Yes I’m over reacting. Yes I’m venting. You would to if you felt that you have to be strong, all the time, work and home, so that people can get through their day. As a crisis counselor I see kids who are going through crap all the time. They look to me for answers. I’ve run out. I can’t even find the answers for my own crisis, how the hell am I supposed to help others?
Something’s got to give! Something has to come from all of this striving and working! And then the little voice in the back of my head says, “Who says? Who says anything has to come from it?” And I don’t have an answer for that question, that is not seeped in dogmatic drivel that I no longer believe. My heart still burns with a passion, a longing, an unquenchable fire. It longs for a reason. It begs for the answer to why. So I guess I’ll go back to my pile of ashes, and continue to watch my life fall apart bit by bit till nothing is left.

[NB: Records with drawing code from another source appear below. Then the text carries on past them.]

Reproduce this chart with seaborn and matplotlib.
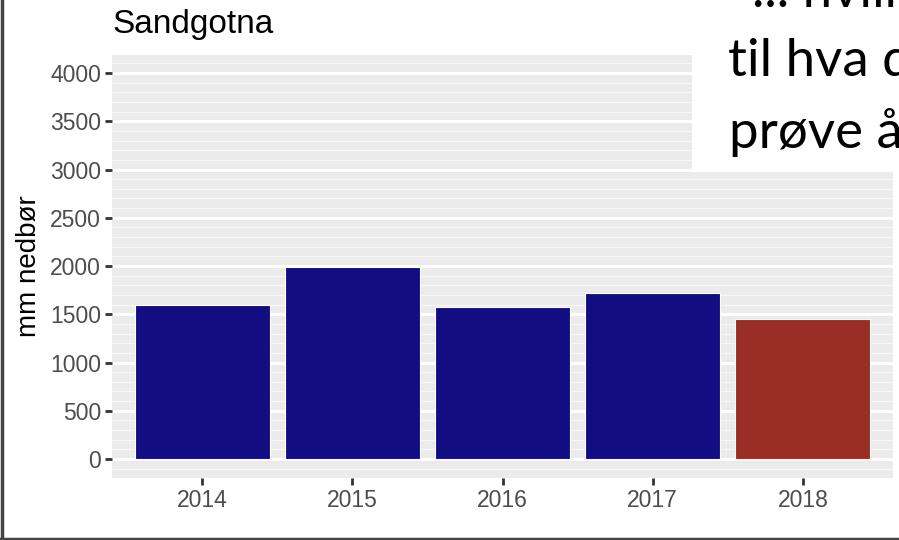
import seaborn as sns
import matplotlib.pyplot as plt
import matplotlib.patches as mpatches
from matplotlib.lines import Line2D
from matplotlib.ticker import MultipleLocator
import pandas as pd

# data
years = ["2014", "2015", "2016", "2017", "2018"]
nedbor = [1600, 1990, 1575, 1720, 1450]
bar_colors = ["#120E82", "#120E82", "#120E82", "#120E82", "#9A2E25"]
title = "Sandgotna"
ylabel = "mm nedbør"
overlay_lines = ["... hvilket", "til hva d", "prøve å"]

df = pd.DataFrame({"year": years, "mm": nedbor})

sns.set_style("white")
plt.rcParams["font.family"] = ["Liberation Sans", "DejaVu Sans"]

W, H = 899, 540
fig = plt.figure(figsize=(W / 100, H / 100), dpi=100)
ax = fig.add_axes([112 / W, (H - 478) / H, (893 - 112) / W, (478 - 55) / H])
ax.set_facecolor("#EBEBEB")

sns.barplot(data=df, x="year", y="mm", hue="year", palette=bar_colors,
            legend=False, width=0.9, saturation=1, ax=ax,
            edgecolor="white", linewidth=0.8, zorder=3)

ax.set_xlim(-0.6, 4.6)
ax.set_ylim(-197, 4187)
ax.set_yticks(range(0, 4001, 500))
ax.yaxis.set_minor_locator(MultipleLocator(100))
ax.grid(which="major", axis="y", color="white", linewidth=2.2, zorder=0)
ax.grid(which="minor", axis="y", color="#F7F7F7", linewidth=0.9, zorder=0)
ax.grid(which="major", axis="x", visible=False)
ax.set_axisbelow(True)
for s in ax.spines.values():
    s.set_visible(False)

ax.tick_params(which="major", length=5, width=2, color="#333333",
               labelsize=16.5, labelcolor="#4D4D4D", pad=3)
ax.tick_params(which="minor", length=0)
ax.tick_params(axis="y", direction="out", left=True)
ax.tick_params(axis="x", direction="out", bottom=True)
ax.set_xlabel("")
ax.set_ylabel(ylabel, fontsize=20, color="black", labelpad=6)

fig.text(112 / W, 1 - 33 / H, title, fontsize=24, color="black",
         ha="left", va="baseline")

# white overlay box with text, top right
fig.add_artist(mpatches.Rectangle((692 / W, 1 - 172 / H), 1 - 692 / W, 172 / H,
                                  transform=fig.transFigure, facecolor="white",
                                  edgecolor="none", zorder=10))
baselines = [7, 76, 148]
xs = [752, 728, 729]
for t, b, x in zip(overlay_lines, baselines, xs):
    fig.text(x / W, 1 - b / H, t, fontsize=38, color="black",
             family=["Lato", "DejaVu Sans"], ha="left", va="baseline", zorder=11)

# screenshot frame lines
fig.add_artist(Line2D([1.5 / W, 1.5 / W], [0, 1], transform=fig.transFigure,
                      color="#444444", linewidth=2.5))
fig.add_artist(Line2D([0, 1], [1.5 / H, 1.5 / H], transform=fig.transFigure,
                      color="#444444", linewidth=2.5))

fig.savefig("out.png", dpi=100)
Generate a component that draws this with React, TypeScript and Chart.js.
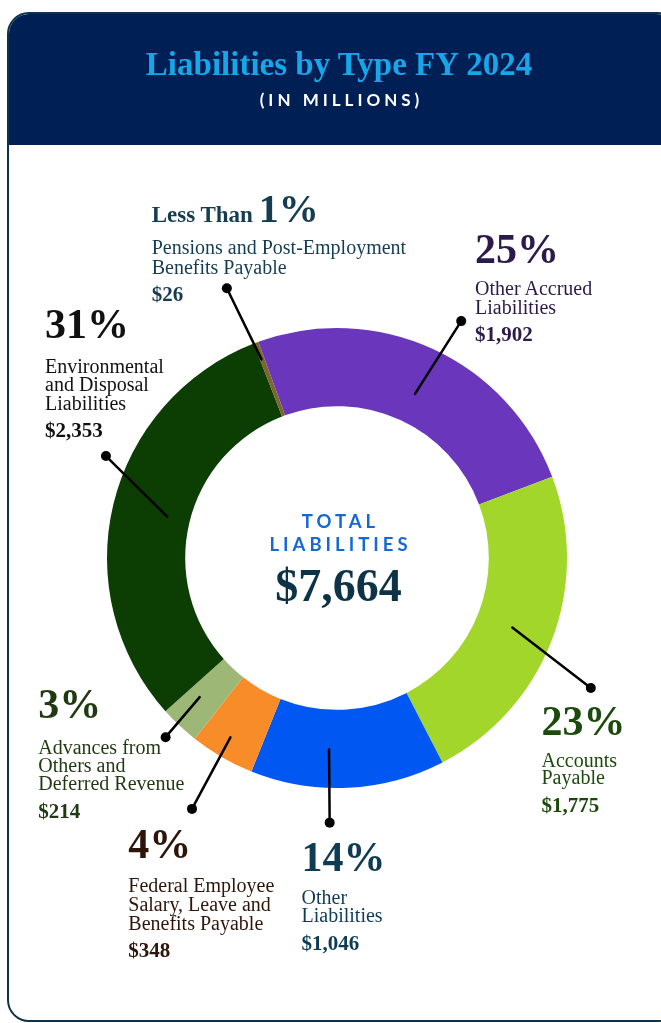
import React, { useEffect, useRef } from "react";
import { Chart, registerables } from "chart.js";

Chart.register(...registerables);

// ---- Data ----
const categories = [
  "Other Accrued Liabilities",
  "Accounts Payable",
  "Other Liabilities",
  "Federal Employee Salary, Leave and Benefits Payable",
  "Advances from Others and Deferred Revenue",
  "Environmental and Disposal Liabilities",
  "Pensions and Post-Employment Benefits Payable",
];
const amounts = [1902, 1775, 1046, 348, 214, 2353, 26];
const percentLabels = ["25%", "23%", "14%", "4%", "3%", "31%", "1%"];
const valueLabels = ["$1,902", "$1,775", "$1,046", "$348", "$214", "$2,353", "$26"];
const descLines = [
  ["Other Accrued", "Liabilities"],
  ["Accounts", "Payable"],
  ["Other", "Liabilities"],
  ["Federal Employee", "Salary, Leave and", "Benefits Payable"],
  ["Advances from", "Others and", "Deferred Revenue"],
  ["Environmental", "and Disposal", "Liabilities"],
  ["Pensions and Post-Employment", "Benefits Payable"],
];
const totalCaption = ["TOTAL", "LIABILITIES"];
const totalValue = "$7,664";
const titleText = "Liabilities by Type FY 2024";
const subtitleText = "(IN MILLIONS)";

// ---- Styles ----
const sliceColors = ["#6a36bc", "#a3d62a", "#0057f2", "#f78c28", "#9db876", "#0c3d02", "#7c672b"];
const labelColors = ["#2b1a4a", "#1c4a0c", "#0f3b55", "#2e150a", "#1f3a10", "#111111", "#163c52"];
// label layout: x, percent baseline, first desc baseline, desc line step, value baseline
const labelLayout = [
  { x: 475, pb: 263, db: 295, step: 18.3, vb: 342 },
  { x: 541.5, pb: 735, db: 766.5, step: 17.5, vb: 812.5 },
  { x: 301.5, pb: 871.5, db: 903.3, step: 18.4, vb: 950.5 },
  { x: 128.3, pb: 858.3, db: 891.7, step: 18.8, vb: 957.3 },
  { x: 38.3, pb: 718.3, db: 753.3, step: 18.4, vb: 818.3 },
  { x: 45, pb: 338.3, db: 372.7, step: 18.3, vb: 437.3 },
  { x: 151.7, pb: 222.7, db: 254, step: 19.3, vb: 301.7 },
];
// leader lines: radii as fraction of outer radius, angle shift (deg) from arc middle
const leaderStart = [0.79, 0.82, 0.833, 0.907, 0.85, 0.76, 0.924];
const leaderEnd = [1.163, 1.24, 1.151, 1.26, 1.078, 1.098, 1.267];
const startShift = [0.75, 0.6, 5.1, 0.7, 1.4, 0.2, -0.2];
const endShift = [3.0, 6.1, 4.3, 0, 0.5, 10.3, -1.6];

const SERIF = '"Liberation Serif", "Times New Roman", serif';
const SANS = 'Lato, "Open Sans", sans-serif';

const leaderPlugin = {
  id: "leaders",
  afterDatasetsDraw(chart: any) {
    const meta = chart.getDatasetMeta(0);
    const ctx = chart.ctx;
    ctx.save();
    ctx.strokeStyle = "#000";
    ctx.fillStyle = "#000";
    ctx.lineWidth = 2.5;
    ctx.lineCap = "round";
    meta.data.forEach((arc: any, i: number) => {
      const p = arc.getProps(["x", "y", "startAngle", "endAngle", "outerRadius"], true);
      const mid = (p.startAngle + p.endAngle) / 2;
      const a0 = mid + (startShift[i] * Math.PI) / 180;
      const a1 = mid + (endShift[i] * Math.PI) / 180;
      const r0 = p.outerRadius * leaderStart[i];
      const r1 = p.outerRadius * leaderEnd[i];
      const x0 = p.x + Math.cos(a0) * r0;
      const y0 = p.y + Math.sin(a0) * r0;
      const x1 = p.x + Math.cos(a1) * r1;
      const y1 = p.y + Math.sin(a1) * r1;
      ctx.beginPath();
      ctx.moveTo(x0, y0);
      ctx.lineTo(x1, y1);
      ctx.stroke();
      ctx.beginPath();
      ctx.arc(x1, y1, 5, 0, Math.PI * 2);
      ctx.fill();
    });
    ctx.restore();
  },
};

function Txt(props: {
  x: number;
  baseline: number;
  size: number;
  bold?: boolean;
  color: string;
  family?: string;
  children: any;
}) {
  const { x, baseline, size, bold, color, family, children } = props;
  return (
    <div
      style={{
        position: "absolute",
        left: x,
        top: baseline - 0.8375 * size,
        fontFamily: family || SERIF,
        fontSize: size,
        lineHeight: `${size}px`,
        fontWeight: bold ? 700 : 400,
        color,
        whiteSpace: "nowrap",
      }}
    >
      {children}
    </div>
  );
}

function CenterTxt(props: {
  cx: number;
  top: number;
  size: number;
  color: string;
  family: string;
  spacing?: number;
  bold?: boolean;
  children: any;
}) {
  const { cx, top, size, color, family, spacing, bold, children } = props;
  return (
    <div
      style={{
        position: "absolute",
        left: cx - 300,
        width: 600,
        top,
        textAlign: "center",
        fontFamily: family,
        fontSize: size,
        lineHeight: `${size}px`,
        fontWeight: bold === false ? 400 : 700,
        color,
        letterSpacing: spacing ? `${spacing}px` : undefined,
        paddingLeft: spacing ? spacing : 0,
        boxSizing: "border-box",
        whiteSpace: "nowrap",
      }}
    >
      {children}
    </div>
  );
}

export default function App() {
  const canvasRef = useRef<HTMLCanvasElement | null>(null);

  useEffect(() => {
    if (!canvasRef.current) return;
    const chart = new Chart(canvasRef.current, {
      type: "doughnut",
      data: {
        labels: categories,
        datasets: [
          {
            data: amounts,
            backgroundColor: sliceColors,
            borderWidth: 0,
          },
        ],
      },
      options: {
        responsive: false,
        animation: false,
        rotation: -20,
        cutout: "66%",
        layout: { padding: { left: 107, right: 94, top: 328, bottom: 235 } },
        plugins: {
          legend: { display: false },
          tooltip: { enabled: false },
        },
      },
      plugins: [leaderPlugin],
    });
    return () => chart.destroy();
  }, []);

  return (
    <div
      style={{
        position: "absolute",
        left: 0,
        top: 0,
        width: 661,
        height: 1023,
        overflow: "hidden",
        background: "#fff",
      }}
    >
      <div
        style={{
          position: "absolute",
          left: 7,
          top: 12,
          width: 672,
          height: 1010,
          borderRadius: 22,
          border: "2.5px solid #0d3349",
          boxSizing: "border-box",
          overflow: "hidden",
          background: "#fff",
        }}
      >
        <div style={{ position: "absolute", left: 0, top: 0, right: 0, height: 131, background: "#001f55" }} />
      </div>
      <canvas
        ref={canvasRef}
        width={661}
        height={1023}
        style={{ position: "absolute", left: 0, top: 0, width: 661, height: 1023 }}
      />
      <CenterTxt cx={339} top={76 - 0.8375 * 33} size={33} color="#17a6e8" family={SERIF}>
        {titleText}
      </CenterTxt>
      <CenterTxt cx={339.5} top={106.5 - 0.887 * 17} size={17} color="#ffffff" family={SANS} spacing={4}>
        {subtitleText}
      </CenterTxt>
      <CenterTxt cx={338.5} top={528.3 - 0.887 * 18.5} size={18.5} color="#1668d6" family={SANS} spacing={4}>
        {totalCaption[0]}
      </CenterTxt>
      <CenterTxt cx={338.5} top={551.7 - 0.887 * 18.5} size={18.5} color="#1668d6" family={SANS} spacing={4}>
        {totalCaption[1]}
      </CenterTxt>
      <CenterTxt cx={338.5} top={601.7 - 0.8375 * 46} size={46} color="#0d3346" family={SERIF}>
        {totalValue}
      </CenterTxt>
      {labelLayout.map((l, i) => (
        <React.Fragment key={i}>
          {i === 6 ? (
            <div
              style={{
                position: "absolute",
                left: l.x,
                top: l.pb - 0.8375 * 40,
                fontFamily: SERIF,
                fontWeight: 700,
                color: labelColors[i],
                whiteSpace: "nowrap",
                lineHeight: "40px",
              }}
            >
              <span style={{ fontSize: 23 }}>Less Than </span>
              <span style={{ fontSize: 40 }}>{percentLabels[i]}</span>
            </div>
          ) : (
            <Txt x={l.x} baseline={l.pb} size={42} bold color={labelColors[i]}>
              {percentLabels[i]}
            </Txt>
          )}
          {descLines[i].map((line, j) => (
            <Txt key={j} x={l.x} baseline={l.db + j * l.step} size={20} color={labelColors[i]}>
              {line}
            </Txt>
          ))}
          <Txt x={l.x} baseline={l.vb} size={21} bold color={labelColors[i]}>
            {valueLabels[i]}
          </Txt>
        </React.Fragment>
      ))}
    </div>
  );
}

Isn’t that what Evangelicals teach us today? Suffering is only to prepare us and shape us into better people. Only through the refining by fire do the impurities come out of the precious metal. I have an alternate explanation. Fire and suffering test us to see how much we can take. It’s a test. A test, a proving ground, sent to us by a God who wants to see us make it through. Well I’m done. I don’t want to do it anymore. I’m sick of playing games. But that’s the trick to the who messed up thing. If you don’t play, you suffer eternal torment, not ever being able to be in his presence ever again.
The adolescent boy inside me screams to this, “stop fucking with my head.” While everyone around me talks about trust, and relying on God, I’m saying trust is a two way street. Right now I can trust God to keep me just enough in the fire that I’m in agonizing pain, but still alive to feel it. I also see that he’s the one who’s hand is holding me in the fire and not withdrawing it from the flame. Maybe I’m not justified in my feelings, but he made me this way so if he isn’t big enough to deal with it and still love me than he must not be the all powerful, all knowing, all present God that I was taught he is.
Job got the short end of the stick. God never did answer his questions, God never did stand up to the accusations that what had been done was unjust. Because God, by shear definition of the word, can not be wrong. So when he messes up, we explain it away as not being able understand his grand plan. The reality is we make an excuse when we grant him that exception. When Job wishes he had never been born, maybe he’s really saying, “If you such a great and just God, why the hell did you bother to make things the way they are, O wise and all powerful one?”
Stand back, the lightning is going to fall. At least then the fight would be over. I don’t want to win, I just want to live a life that I don’t have to fight for ever dam day.